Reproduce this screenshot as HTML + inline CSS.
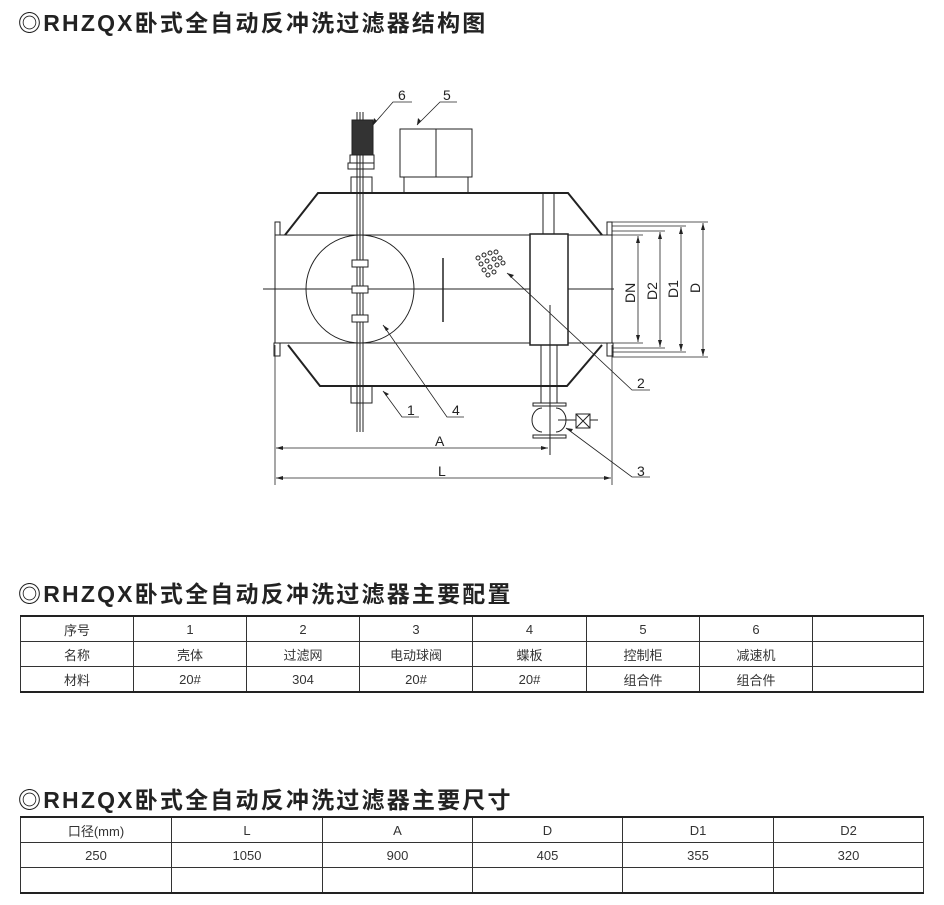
<!DOCTYPE html>
<html><head><meta charset="utf-8"><style>
body{margin:0;width:944px;height:905px;background:#fff;position:relative;overflow:hidden;font-family:"Liberation Sans","Noto Sans CJK SC",sans-serif;color:#222}
.t{position:absolute;left:18px;font-size:23px;font-weight:bold;letter-spacing:2.2px;font-family:"Liberation Sans","Noto Sans CJK SC",sans-serif;}
table{position:absolute;left:20px;border-collapse:collapse;font-size:13px;color:#333}
td{border:1px solid #333;text-align:center;padding:0;height:24px}
table{border-top:2px solid #222;border-bottom:2px solid #222}
</style></head><body>
<div class="t" style="top:4px">◎RHZQX卧式全自动反冲洗过滤器结构图</div>
<div class="t" style="top:575px">◎RHZQX卧式全自动反冲洗过滤器主要配置</div>
<div class="t" style="top:781px">◎RHZQX卧式全自动反冲洗过滤器主要尺寸</div>

<svg width="944" height="905" style="position:absolute;left:0;top:0" fill="none" stroke="#222" stroke-width="1">
<g font-family="Liberation Sans" font-size="14" fill="#222" stroke="none">
<text x="398" y="100">6</text><text x="443" y="100">5</text>
<text x="637" y="388">2</text><text x="407" y="415">1</text><text x="452" y="415">4</text><text x="637" y="476">3</text>
<text x="435" y="446">A</text><text x="438" y="476">L</text>
<text transform="translate(635,303) rotate(-90)">DN</text>
<text transform="translate(657,300) rotate(-90)">D2</text>
<text transform="translate(678,298) rotate(-90)">D1</text>
<text transform="translate(700,293) rotate(-90)">D</text>
</g>
<path d="M285 235 L318 193 L568 193 L602 235" stroke-width="2"/>
<path d="M288 345 L320 386 L567 386 L602 345" stroke-width="2"/>
<line x1="275" y1="235" x2="612" y2="235"/><line x1="275" y1="343" x2="612" y2="343"/>
<line x1="275" y1="235" x2="275" y2="343"/><line x1="612" y1="235" x2="612" y2="343"/>
<rect x="275" y="222" width="5" height="13"/><rect x="274" y="343" width="6" height="13"/>
<rect x="607" y="222" width="5" height="13"/><rect x="607" y="343" width="6" height="13"/>
<line x1="263" y1="289" x2="614" y2="289"/>
<circle cx="360" cy="289" r="54"/>
<line x1="443" y1="258" x2="443" y2="322" stroke-width="1.5"/>
<line x1="357" y1="112" x2="357" y2="432"/><line x1="363" y1="112" x2="363" y2="432"/><line x1="360" y1="112" x2="360" y2="432"/>
<rect x="352" y="260" width="16" height="7" fill="#fff"/><rect x="352" y="286" width="16" height="7" fill="#fff"/><rect x="352" y="315" width="16" height="7" fill="#fff"/>
<rect x="352" y="120" width="21" height="35" fill="#333"/>
<rect x="350" y="155" width="24" height="8"/><rect x="348" y="163" width="26" height="6"/>
<rect x="351" y="177" width="21" height="16"/>
<rect x="351" y="386" width="21" height="17"/>
<rect x="400" y="129" width="72" height="48"/><line x1="436" y1="129" x2="436" y2="177"/>
<line x1="404" y1="177" x2="404" y2="193"/><line x1="468" y1="177" x2="468" y2="193"/>
<rect x="530" y="234" width="38" height="111" fill="#fff" stroke-width="1.5"/>
<line x1="543" y1="193" x2="543" y2="234"/><line x1="554" y1="193" x2="554" y2="234"/>
<line x1="541" y1="345" x2="541" y2="403"/><line x1="557" y1="345" x2="557" y2="403"/><line x1="550" y1="305" x2="550" y2="455"/>
<rect x="533" y="403" width="33" height="3"/><rect x="533" y="435" width="33" height="3"/>
<path d="M542 408 A10 12 0 0 0 542 432 M556 408 A10 12 0 0 1 556 432"/>
<line x1="558" y1="420" x2="576" y2="420"/><line x1="590" y1="420" x2="598" y2="420"/>
<rect x="576" y="414" width="14" height="14"/><path d="M576 414 L590 428 M590 414 L576 428"/>
<g stroke-width="1">
<circle cx="478" cy="258" r="2"/><circle cx="484" cy="255" r="2"/><circle cx="490" cy="253" r="2"/><circle cx="496" cy="252" r="2"/><circle cx="481" cy="264" r="2"/><circle cx="487" cy="261" r="2"/><circle cx="494" cy="259" r="2"/><circle cx="500" cy="258" r="2"/><circle cx="484" cy="270" r="2"/><circle cx="490" cy="267" r="2"/><circle cx="497" cy="265" r="2"/><circle cx="503" cy="263" r="2"/><circle cx="488" cy="275" r="2"/><circle cx="494" cy="272" r="2"/>
</g>
<g stroke-width="0.8">
<line x1="612" y1="222" x2="708" y2="222"/><line x1="612" y1="226" x2="686" y2="226"/><line x1="612" y1="231" x2="665" y2="231"/><line x1="612" y1="235" x2="643" y2="235"/>
<line x1="612" y1="343" x2="643" y2="343"/><line x1="612" y1="348" x2="665" y2="348"/><line x1="612" y1="352" x2="686" y2="352"/><line x1="612" y1="357" x2="708" y2="357"/>
<line x1="638" y1="236" x2="638" y2="342"/><line x1="660" y1="232" x2="660" y2="347"/><line x1="681" y1="227" x2="681" y2="351"/><line x1="703" y1="223" x2="703" y2="356"/>
<line x1="275" y1="345" x2="275" y2="485"/><line x1="612" y1="345" x2="612" y2="485"/>
<line x1="276" y1="448" x2="548" y2="448"/><line x1="276" y1="478" x2="611" y2="478"/>
<polyline points="373,125 393,102 412,102"/><polyline points="417,125 440,102 457,102"/>
<polyline points="507,273 632,390 650,390"/><polyline points="383,391 402,417 419,417"/>
<polyline points="383,325 447,417 464,417"/><polyline points="566,428 632,477 650,477"/>
</g>
<g fill="#222" stroke="none">
<path d="M638 236 l-2 7 h4z M638 342 l-2 -7 h4z M660 232 l-2 7 h4z M660 347 l-2 -7 h4z M681 227 l-2 7 h4z M681 351 l-2 -7 h4z M703 223 l-2 7 h4z M703 356 l-2 -7 h4z"/>
<path d="M276 448 l7 -2 v4z M548 448 l-7 -2 v4z M276 478 l7 -2 v4z M611 478 l-7 -2 v4z"/>
<path d="M373 125 l1 -7 l3 3z M417 125 l1 -7 l3 3z M507 273 l7 2 l-3 3z M383 391 l6 3 l-3 2z M383 325 l6 4 l-3 2z M566 428 l7 1 l-2 3z"/>
</g>
</svg>

<table style="top:615px;width:904px">
<colgroup><col style="width:113px"><col style="width:113px"><col style="width:113px"><col style="width:113px"><col style="width:114px"><col style="width:113px"><col style="width:113px"><col></colgroup>
<tr><td>序号</td><td>1</td><td>2</td><td>3</td><td>4</td><td>5</td><td>6</td><td></td></tr>
<tr><td>名称</td><td>壳体</td><td>过滤网</td><td>电动球阀</td><td>蝶板</td><td>控制柜</td><td>减速机</td><td></td></tr>
<tr><td>材料</td><td>20#</td><td>304</td><td>20#</td><td>20#</td><td>组合件</td><td>组合件</td><td></td></tr>
</table>
<table style="top:816px;width:904px">
<colgroup><col style="width:151px"><col style="width:151px"><col style="width:150px"><col style="width:150px"><col style="width:151px"><col></colgroup>
<tr><td>口径(mm)</td><td>L</td><td>A</td><td>D</td><td>D1</td><td>D2</td></tr>
<tr><td>250</td><td>1050</td><td>900</td><td>405</td><td>355</td><td>320</td></tr>
<tr><td></td><td></td><td></td><td></td><td></td><td></td></tr>
</table>
</body></html>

════════════════════

- [Work instructions]
In your copy, leave out the pictures and reproduce the material above exactly.

- [Solved exercise]
Reproduce this screenshot as HTML + inline CSS.
<!DOCTYPE html>
<html><head><meta charset="utf-8"><style>
body{margin:0;width:944px;height:905px;background:#fff;position:relative;overflow:hidden;font-family:"Liberation Sans","Noto Sans CJK SC",sans-serif;color:#222}
.t{position:absolute;left:18px;font-size:23px;font-weight:bold;letter-spacing:2.2px;font-family:"Liberation Sans","Noto Sans CJK SC",sans-serif;}
table{position:absolute;left:20px;border-collapse:collapse;font-size:13px;color:#333}
td{border:1px solid #333;text-align:center;padding:0;height:24px}
table{border-top:2px solid #222;border-bottom:2px solid #222}
</style></head><body>
<div class="t" style="top:4px">◎RHZQX卧式全自动反冲洗过滤器结构图</div>
<div class="t" style="top:575px">◎RHZQX卧式全自动反冲洗过滤器主要配置</div>
<div class="t" style="top:781px">◎RHZQX卧式全自动反冲洗过滤器主要尺寸</div>

<svg width="944" height="905" style="position:absolute;left:0;top:0" fill="none" stroke="#222" stroke-width="1">
<g font-family="Liberation Sans" font-size="14" fill="#222" stroke="none">
<text x="398" y="100">6</text><text x="443" y="100">5</text>
<text x="637" y="388">2</text><text x="407" y="415">1</text><text x="452" y="415">4</text><text x="637" y="476">3</text>
<text x="435" y="446">A</text><text x="438" y="476">L</text>
<text transform="translate(635,303) rotate(-90)">DN</text>
<text transform="translate(657,300) rotate(-90)">D2</text>
<text transform="translate(678,298) rotate(-90)">D1</text>
<text transform="translate(700,293) rotate(-90)">D</text>
</g>
<path d="M285 235 L318 193 L568 193 L602 235" stroke-width="2"/>
<path d="M288 345 L320 386 L567 386 L602 345" stroke-width="2"/>
<line x1="275" y1="235" x2="612" y2="235"/><line x1="275" y1="343" x2="612" y2="343"/>
<line x1="275" y1="235" x2="275" y2="343"/><line x1="612" y1="235" x2="612" y2="343"/>
<rect x="275" y="222" width="5" height="13"/><rect x="274" y="343" width="6" height="13"/>
<rect x="607" y="222" width="5" height="13"/><rect x="607" y="343" width="6" height="13"/>
<line x1="263" y1="289" x2="614" y2="289"/>
<circle cx="360" cy="289" r="54"/>
<line x1="443" y1="258" x2="443" y2="322" stroke-width="1.5"/>
<line x1="357" y1="112" x2="357" y2="432"/><line x1="363" y1="112" x2="363" y2="432"/><line x1="360" y1="112" x2="360" y2="432"/>
<rect x="352" y="260" width="16" height="7" fill="#fff"/><rect x="352" y="286" width="16" height="7" fill="#fff"/><rect x="352" y="315" width="16" height="7" fill="#fff"/>
<rect x="352" y="120" width="21" height="35" fill="#333"/>
<rect x="350" y="155" width="24" height="8"/><rect x="348" y="163" width="26" height="6"/>
<rect x="351" y="177" width="21" height="16"/>
<rect x="351" y="386" width="21" height="17"/>
<rect x="400" y="129" width="72" height="48"/><line x1="436" y1="129" x2="436" y2="177"/>
<line x1="404" y1="177" x2="404" y2="193"/><line x1="468" y1="177" x2="468" y2="193"/>
<rect x="530" y="234" width="38" height="111" fill="#fff" stroke-width="1.5"/>
<line x1="543" y1="193" x2="543" y2="234"/><line x1="554" y1="193" x2="554" y2="234"/>
<line x1="541" y1="345" x2="541" y2="403"/><line x1="557" y1="345" x2="557" y2="403"/><line x1="550" y1="305" x2="550" y2="455"/>
<rect x="533" y="403" width="33" height="3"/><rect x="533" y="435" width="33" height="3"/>
<path d="M542 408 A10 12 0 0 0 542 432 M556 408 A10 12 0 0 1 556 432"/>
<line x1="558" y1="420" x2="576" y2="420"/><line x1="590" y1="420" x2="598" y2="420"/>
<rect x="576" y="414" width="14" height="14"/><path d="M576 414 L590 428 M590 414 L576 428"/>
<g stroke-width="1">
<circle cx="478" cy="258" r="2"/><circle cx="484" cy="255" r="2"/><circle cx="490" cy="253" r="2"/><circle cx="496" cy="252" r="2"/><circle cx="481" cy="264" r="2"/><circle cx="487" cy="261" r="2"/><circle cx="494" cy="259" r="2"/><circle cx="500" cy="258" r="2"/><circle cx="484" cy="270" r="2"/><circle cx="490" cy="267" r="2"/><circle cx="497" cy="265" r="2"/><circle cx="503" cy="263" r="2"/><circle cx="488" cy="275" r="2"/><circle cx="494" cy="272" r="2"/>
</g>
<g stroke-width="0.8">
<line x1="612" y1="222" x2="708" y2="222"/><line x1="612" y1="226" x2="686" y2="226"/><line x1="612" y1="231" x2="665" y2="231"/><line x1="612" y1="235" x2="643" y2="235"/>
<line x1="612" y1="343" x2="643" y2="343"/><line x1="612" y1="348" x2="665" y2="348"/><line x1="612" y1="352" x2="686" y2="352"/><line x1="612" y1="357" x2="708" y2="357"/>
<line x1="638" y1="236" x2="638" y2="342"/><line x1="660" y1="232" x2="660" y2="347"/><line x1="681" y1="227" x2="681" y2="351"/><line x1="703" y1="223" x2="703" y2="356"/>
<line x1="275" y1="345" x2="275" y2="485"/><line x1="612" y1="345" x2="612" y2="485"/>
<line x1="276" y1="448" x2="548" y2="448"/><line x1="276" y1="478" x2="611" y2="478"/>
<polyline points="373,125 393,102 412,102"/><polyline points="417,125 440,102 457,102"/>
<polyline points="507,273 632,390 650,390"/><polyline points="383,391 402,417 419,417"/>
<polyline points="383,325 447,417 464,417"/><polyline points="566,428 632,477 650,477"/>
</g>
<g fill="#222" stroke="none">
<path d="M638 236 l-2 7 h4z M638 342 l-2 -7 h4z M660 232 l-2 7 h4z M660 347 l-2 -7 h4z M681 227 l-2 7 h4z M681 351 l-2 -7 h4z M703 223 l-2 7 h4z M703 356 l-2 -7 h4z"/>
<path d="M276 448 l7 -2 v4z M548 448 l-7 -2 v4z M276 478 l7 -2 v4z M611 478 l-7 -2 v4z"/>
<path d="M373 125 l1 -7 l3 3z M417 125 l1 -7 l3 3z M507 273 l7 2 l-3 3z M383 391 l6 3 l-3 2z M383 325 l6 4 l-3 2z M566 428 l7 1 l-2 3z"/>
</g>
</svg>

<table style="top:615px;width:904px">
<colgroup><col style="width:113px"><col style="width:113px"><col style="width:113px"><col style="width:113px"><col style="width:114px"><col style="width:113px"><col style="width:113px"><col></colgroup>
<tr><td>序号</td><td>1</td><td>2</td><td>3</td><td>4</td><td>5</td><td>6</td><td></td></tr>
<tr><td>名称</td><td>壳体</td><td>过滤网</td><td>电动球阀</td><td>蝶板</td><td>控制柜</td><td>减速机</td><td></td></tr>
<tr><td>材料</td><td>20#</td><td>304</td><td>20#</td><td>20#</td><td>组合件</td><td>组合件</td><td></td></tr>
</table>
<table style="top:816px;width:904px">
<colgroup><col style="width:151px"><col style="width:151px"><col style="width:150px"><col style="width:150px"><col style="width:151px"><col></colgroup>
<tr><td>口径(mm)</td><td>L</td><td>A</td><td>D</td><td>D1</td><td>D2</td></tr>
<tr><td>250</td><td>1050</td><td>900</td><td>405</td><td>355</td><td>320</td></tr>
<tr><td></td><td></td><td></td><td></td><td></td><td></td></tr>
</table>
</body></html>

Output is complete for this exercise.